Из Лермонтова, помимо «Героя нашего времени», в дневнике отмечено начало «Измаил-Бея», которое Толстому показалось «весьма хорошим», потому что напомнило ему о Кавказе, а Кавказ он полюбил, «хотя посмертной, но сильной любовью». О «Герое» только упомянуто — «перечитывал», — но все-таки та аналитическая дневниковая запись от 7 июля возвращает не к поэме, а именно к журналу Печорина, где Толстого, видимо, привлек очень ему в то время близкий тип человека, по своим высшим ценностям и главенствующим духовным устремлениям чужеродного эпохе, в которую ему выпало жить, а тем не менее раз за разом перенимающего установленные этой эпохой нормы социального поведения, несущего на себе ее очень отчетливые отпечатки, мучающегося своей несвободой от нее и не знающего, как от этой зависимости освободиться. С молодым Толстым — на Кавказе, в Севастополе, в первые годы после Крымской войны — происходило, в сущности, то же самое, и тогдашние дневники рассказывают прежде всего эту историю, а из реальных событий включают в себя только такие, которые могли бы приблизить к постижению ее смысла.

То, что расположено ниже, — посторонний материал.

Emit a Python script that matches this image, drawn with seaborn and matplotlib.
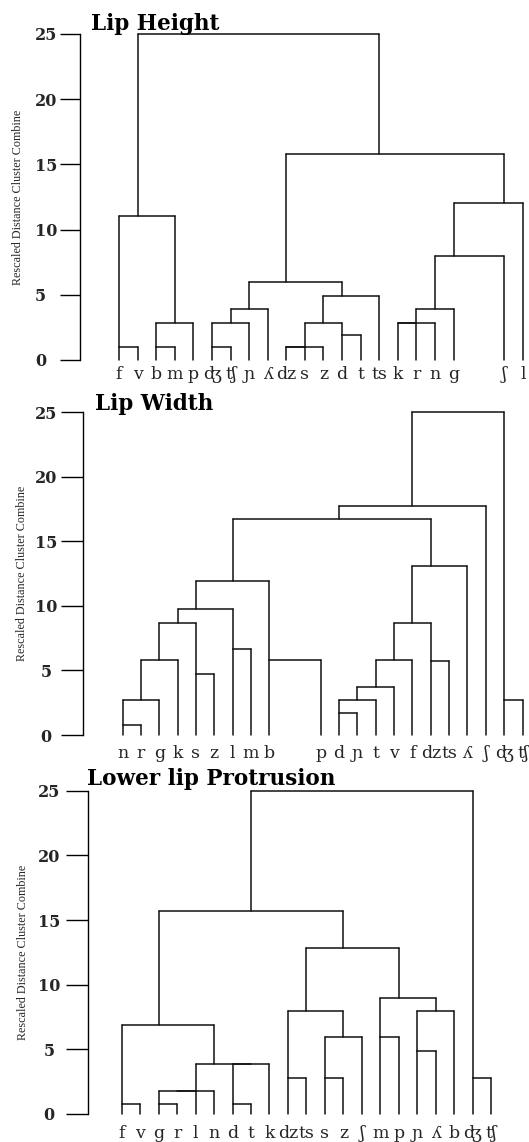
import math
import matplotlib
matplotlib.use("Agg")
import matplotlib.pyplot as plt
import pandas as pd
import seaborn as sns

# ---------------- data ----------------
titles = ["Lip Height", "Lip Width", "Lower lip Protrusion"]
y_ticks = [0, 5, 10, 15, 20, 25]
y_label = "Rescaled Distance Cluster Combine"

# merges: (child, child, rescaled distance); child < 21 -> leaf index, >= 21 -> earlier merge
height_leaves = ["f", "v", "b", "m", "p", "ʤ", "ʧ", "ɲ", "ʎ", "dz", "s",
                 "z", "d", "t", "ts", "k", "r", "n", "g", "ʃ", "l"]
height_merges = [
    (0, 1, 1.0), (2, 3, 1.0), (22, 4, 2.85), (21, 23, 11.0),
    (5, 6, 1.0), (25, 7, 2.85), (26, 8, 3.9),
    (9, 10, 1.0), (28, 11, 1.0), (12, 13, 1.95), (29, 30, 2.85), (31, 14, 4.9),
    (27, 32, 5.95),
    (15, 16, 2.85), (34, 17, 2.85), (35, 18, 3.9), (36, 19, 8.0), (37, 20, 12.0),
    (33, 38, 15.8), (24, 39, 25.0),
]

width_leaves = ["n", "r", "g", "k", "s", "z", "l", "m", "b", "p", "d",
                "ɲ", "t", "v", "f", "dz", "ts", "ʎ", "ʃ", "ʤ", "ʧ"]
width_merges = [
    (0, 1, 0.76), (21, 2, 2.69), (22, 3, 5.78), (4, 5, 4.74), (23, 24, 8.71),
    (6, 7, 6.67), (25, 26, 9.77), (8, 9, 5.78), (27, 28, 11.94),
    (10, 11, 1.67), (30, 12, 2.75), (31, 13, 3.74), (32, 14, 5.78),
    (15, 16, 5.73), (33, 34, 8.71), (35, 17, 13.12),
    (29, 36, 16.73), (37, 18, 17.72), (19, 20, 2.75), (38, 39, 25.0),
]

protrusion_leaves = ["f", "v", "g", "r", "l", "n", "d", "t", "k", "dz", "ts",
                     "s", "z", "ʃ", "m", "p", "ɲ", "ʎ", "b", "ʤ", "ʧ"]
protrusion_merges = [
    (0, 1, 0.8), (2, 3, 0.8), (22, 4, 1.8), (23, 5, 1.8),
    (6, 7, 0.8), (25, 8, 3.85), (24, 26, 3.85), (21, 27, 6.85),
    (9, 10, 2.8), (11, 12, 2.8), (30, 13, 5.95), (29, 31, 7.95),
    (14, 15, 5.95), (16, 17, 4.9), (34, 18, 7.95), (33, 35, 8.95),
    (32, 36, 12.85), (28, 37, 15.7), (19, 20, 2.8), (38, 39, 25.0),
]

panels = [(height_leaves, height_merges),
          (width_leaves, width_merges),
          (protrusion_leaves, protrusion_merges)]

# ---------------- layout (pixels) ----------------
W, H = 529, 1142
layouts = [
    dict(spine=79.5, y0=360.0, y25=33.8, slot0=119.1, step=18.58, gap_after=18, gap=1.73,
         title_x=91.4, title_base=29.8, ylab_x=18.0, tick_len=20, tick_ha="left",
         tick_anchor=35.0, leaf_base=379.0),
    dict(spine=82.9, y0=735.0, y25=412.3, slot0=122.5, step=18.35, gap_after=8, gap=1.8,
         title_x=94.8, title_base=410.0, ylab_x=22.0, tick_len=22, tick_ha="center",
         tick_anchor=46.0, leaf_base=758.0),
    dict(spine=88.0, y0=1114.0, y25=790.8, slot0=121.8, step=18.46, gap_after=None, gap=0.0,
         title_x=87.0, title_base=785.0, ylab_x=23.5, tick_len=22, tick_ha="center",
         tick_anchor=49.0, leaf_base=1138.0),
]

sns.set_theme(style="ticks")
plt.rcParams["font.family"] = ["DejaVu Serif", "DejaVu Sans"]
PT = 0.72  # points per pixel at dpi 100


def tree_segments(leaves, merges):
    n = len(leaves)
    slot = list(range(n))
    height = [0.0] * n
    segs = []
    for a, b, h in merges:
        for c in (a, b):
            segs.append(((slot[c], height[c]), (slot[c], h)))
        segs.append(((slot[a], h), (slot[b], h)))
        slot.append(math.floor((slot[a] + slot[b]) / 2))
        height.append(h)
    return segs


fig = plt.figure(figsize=(W / 100, H / 100), dpi=100)
fig.patch.set_facecolor("white")

for (leaves, merges), title, L in zip(panels, titles, layouts):
    def pos(s, L=L):
        if L["gap_after"] is not None and s > L["gap_after"]:
            return s + L["gap"]
        return s

    ax = fig.add_axes([L["spine"] / W, 1 - L["y0"] / H,
                       (W - L["spine"]) / W, (L["y0"] - L["y25"]) / H])
    rows = []
    for k, (p0, p1) in enumerate(tree_segments(leaves, merges)):
        rows.append({"seg": k, "x": pos(p0[0]), "y": p0[1]})
        rows.append({"seg": k, "x": pos(p1[0]), "y": p1[1]})
    df = pd.DataFrame(rows)
    sns.lineplot(data=df, x="x", y="y", units="seg", estimator=None, sort=False,
                 color="#111111", linewidth=1.1, ax=ax, legend=False)
    for ln in ax.lines:
        ln.set_clip_on(False)

    ax.set_xlim((L["spine"] - L["slot0"]) / L["step"], (W - L["slot0"]) / L["step"])
    ax.set_ylim(0, 25)
    ax.set_facecolor("white")

    # leaf labels
    ax.set_xticks([pos(i) for i in range(len(leaves))])
    ax.set_xticklabels(leaves)
    ax.tick_params(axis="x", length=0, pad=(L["leaf_base"] - L["y0"]) * PT, labelsize=12.5)
    for lbl in ax.get_xticklabels():
        lbl.set_va("baseline")
    ax.set_xlabel("")

    # y axis
    ax.set_yticks(y_ticks)
    ax.set_yticklabels([str(t) for t in y_ticks])
    ax.tick_params(axis="y", length=L["tick_len"] * PT, width=1.0, color="black",
                   pad=(L["spine"] - L["tick_len"] - L["tick_anchor"]) * PT, labelsize=11.5)
    for lbl in ax.get_yticklabels():
        lbl.set_fontweight("bold")
        lbl.set_ha(L["tick_ha"])
    sns.despine(ax=ax, top=True, right=True, bottom=True)
    ax.spines["left"].set_color("black")
    ax.spines["left"].set_linewidth(1.0)

    ax.set_ylabel(y_label, fontsize=8.7, family=["Liberation Serif", "DejaVu Serif"],
                  va="center")
    ax.yaxis.set_label_coords((L["ylab_x"] - L["spine"]) / (W - L["spine"]), 0.5)

    ax.text((L["title_x"] - L["spine"]) / (W - L["spine"]),
            1 + (L["y25"] - L["title_base"]) / (L["y0"] - L["y25"]),
            title, transform=ax.transAxes, ha="left", va="baseline",
            fontsize=15.5, fontweight="bold", color="black")

fig.savefig("out.png", dpi=100, facecolor="white")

Из-под Силистрии обозы долго тянулись к Бухаресту и еще дальше в Кишинев, куда Толстой прибыл только в начале сентября. Дневниковые записи этих месяцев варьируют привычные ноты: опять крупный карточный проигрыш — три тысячи, придется продать лошадь, — опять бесхарактерность и лень, опять, бросив рукописи и Шиллера, которого подарил знакомый румын-доктор, бегал за девками и «целый вечер шелопутничал». План общества, которое будет содействовать просвещению солдат, не кончается ничем путным, презрение к себе все сильнее, выхода не видно никакого. Но как раз в это время приходит известие, что на северных крымских берегах высадилась соединенная армия англичан, французов и турок и что, опрокинув на речке Альме дивизии князя Меншикова, союзники двинулись к Севастополю. Решение приходит немедленно: русский офицер Толстой должен быть на месте главных событий, когда отечество в опасности. Он приезжает в осажденный Севастополь 7 ноября.